Reviewed by Dennis Schwartz

A slight but engrossing family drama about a close-knit middle-class Mexican family dealing with their 27-year-old artist patriarch, Tona (Mateo García Elizondo), and his impending death from an interminable cancer. Mexican actor-turned-director  Lila Avilés (“The Chambermaid”) keeps it heartfelt and mournful.

The seven-year-old Sol (Naíma Sentíes), a spirited kid who loves animals, while at her therapist grandfather Roberto’s (Alberto Amador) house, plans with him a surprise birthday party for her dying painter father Tona. In the film’s first half there’s no Tona, as the frail dying man is hidden in a back room and refuses to have visitors–only the family party planners are shown.

There’s Tona’s stressed out sister Nuria (Montserrat Marañon), in charge of baking the cake. There’s tension from Tona’s other harried, bossy and superstitious sister, Alejandra (Marisol Gasé). She doesn’t pay the hired nurse for two weeks to pay for the services of a shaman, Ludica (Marisela Villarruel), whom Alejandra hires to cleanse the house of its bad spirits.

Tona’s free-spirited wife Lucia (Iazua Larios) allows Sol’s aunts to watch her and she disappears.

In the second half, a sickly looking Tona appears.
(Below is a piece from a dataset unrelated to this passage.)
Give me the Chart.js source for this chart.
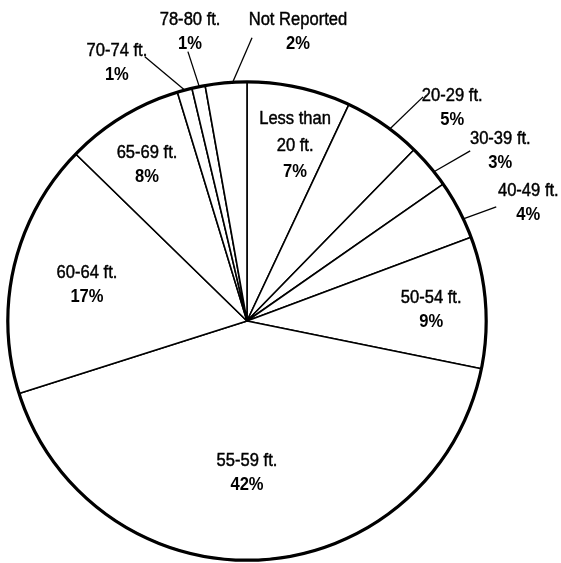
<!DOCTYPE html>
<html>
<head>
<meta charset="utf-8">
<script src="https://cdn.jsdelivr.net/npm/chart.js@4/dist/chart.umd.min.js"></script>
<style>
  html, body { margin: 0; padding: 0; background: #fff; }
  #wrap { width: 561px; height: 563px; position: relative; }
</style>
</head>
<body>
<div id="wrap"><canvas id="c"></canvas></div>
<script>
// ---- data ----
const categories = ['Less than 20 ft.', '20-29 ft.', '30-39 ft.', '40-49 ft.', '50-54 ft.', '55-59 ft.', '60-64 ft.', '65-69 ft.', '70-74 ft.', '78-80 ft.', 'Not Reported'];
const labelLines = [['Less than', '20 ft.'], ['20-29 ft.'], ['30-39 ft.'], ['40-49 ft.'], ['50-54 ft.'], ['55-59 ft.'], ['60-64 ft.'], ['65-69 ft.'], ['70-74 ft.'], ['78-80 ft.'], ['Not Reported']];
const shares = [7.0, 5.3, 3.0, 4.0, 8.9, 41.9, 17.2, 8.0, 1.0, 0.9, 2.8];
const percentLabels = ['7%', '5%', '3%', '4%', '9%', '42%', '17%', '8%', '1%', '1%', '2%'];

// ---- label layout (offsets in units of the pie radius, relative to the centre) ----
const labelPos = [
  [0.201, -0.733], [0.858, -0.891], [1.059, -0.711], [1.176, -0.494], [0.770, -0.046],
  [0.0, 0.636], [-0.669, -0.151], [-0.418, -0.653], [-0.544, -1.079], [-0.238, -1.209], [0.213, -1.209]
];
const leaderStartFrac = [null, 0.6, 0.66, 0.67, null, null, null, null, 0.5, 0.56, 0.66];
const leaderEnd = [
  null, [0.736, -0.937], [0.933, -0.711], [1.042, -0.477], null,
  null, null, null, [-0.427, -1.105], [-0.247, -1.126], [0.021, -1.184]
];

const decorPlugin = {
  id: 'decor',
  afterDatasetsDraw(chart) {
    const ctx = chart.ctx;
    const arcs = chart.getDatasetMeta(0).data;
    const p0 = arcs[0].getProps(['x', 'y', 'outerRadius'], true);
    const cx = p0.x, cy = p0.y, R = p0.outerRadius;
    ctx.save();
    ctx.strokeStyle = '#000';
    // thick outer ring
    ctx.beginPath();
    ctx.arc(cx, cy, R, 0, Math.PI * 2);
    ctx.lineWidth = 3.2;
    ctx.stroke();
    // leader lines
    ctx.lineWidth = 1.3;
    arcs.forEach((a, i) => {
      const e = leaderEnd[i];
      if (!e) return;
      const p = a.getProps(['startAngle', 'endAngle'], true);
      const ang = p.startAngle + (p.endAngle - p.startAngle) * leaderStartFrac[i];
      ctx.beginPath();
      ctx.moveTo(cx + Math.cos(ang) * R, cy + Math.sin(ang) * R);
      ctx.lineTo(cx + e[0] * R, cy + e[1] * R);
      ctx.stroke();
    });
    // labels
    ctx.fillStyle = '#000';
    ctx.textAlign = 'center';
    ctx.textBaseline = 'middle';
    const sx = 0.92;
    arcs.forEach((a, i) => {
      const lines = labelLines[i].map(t => ({ t, bold: false })).concat([{ t: percentLabels[i], bold: true }]);
      const lh = lines.length > 2 ? 26.5 : 24.5;
      const bx = cx + labelPos[i][0] * R;
      const by = cy + labelPos[i][1] * R;
      lines.forEach((ln, k) => {
        const ly = by + (k - (lines.length - 1) / 2) * lh;
        ctx.save();
        ctx.translate(bx, ly);
        ctx.scale(sx, 1);
        ctx.font = (ln.bold ? 'bold ' : '') + '18px "Liberation Sans", Arial, sans-serif';
        ctx.fillText(ln.t, 0, 0);
        if (!ln.bold) {
          ctx.lineWidth = 0.45;
          ctx.strokeText(ln.t, 0, 0);
        }
        ctx.restore();
      });
    });
    ctx.restore();
  }
};

new Chart(document.getElementById('c'), {
  type: 'pie',
  data: {
    labels: categories,
    datasets: [{
      data: shares,
      backgroundColor: '#ffffff',
      borderColor: '#000000',
      borderWidth: 1.6
    }]
  },
  options: {
    responsive: true,
    maintainAspectRatio: false,
    animation: false,
    layout: { padding: { left: 7, right: 74, top: 81, bottom: 2 } },
    plugins: {
      legend: { display: false },
      tooltip: { enabled: false },
      title: { display: false }
    }
  },
  plugins: [decorPlugin]
});
</script>
</body>
</html>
His nurse Cruz (Teresita Sánchez) is there.

Sol tries to keep things gay by donning a wig and miming a song.

As seen from Sol’s POV of innocence, the film quietly accepts death and it all seems convincingly real.

But you got me what the title signifies, as it obviously is some kind of symbolic and spiritual metaphor.

It played at the Berlin Film Festival.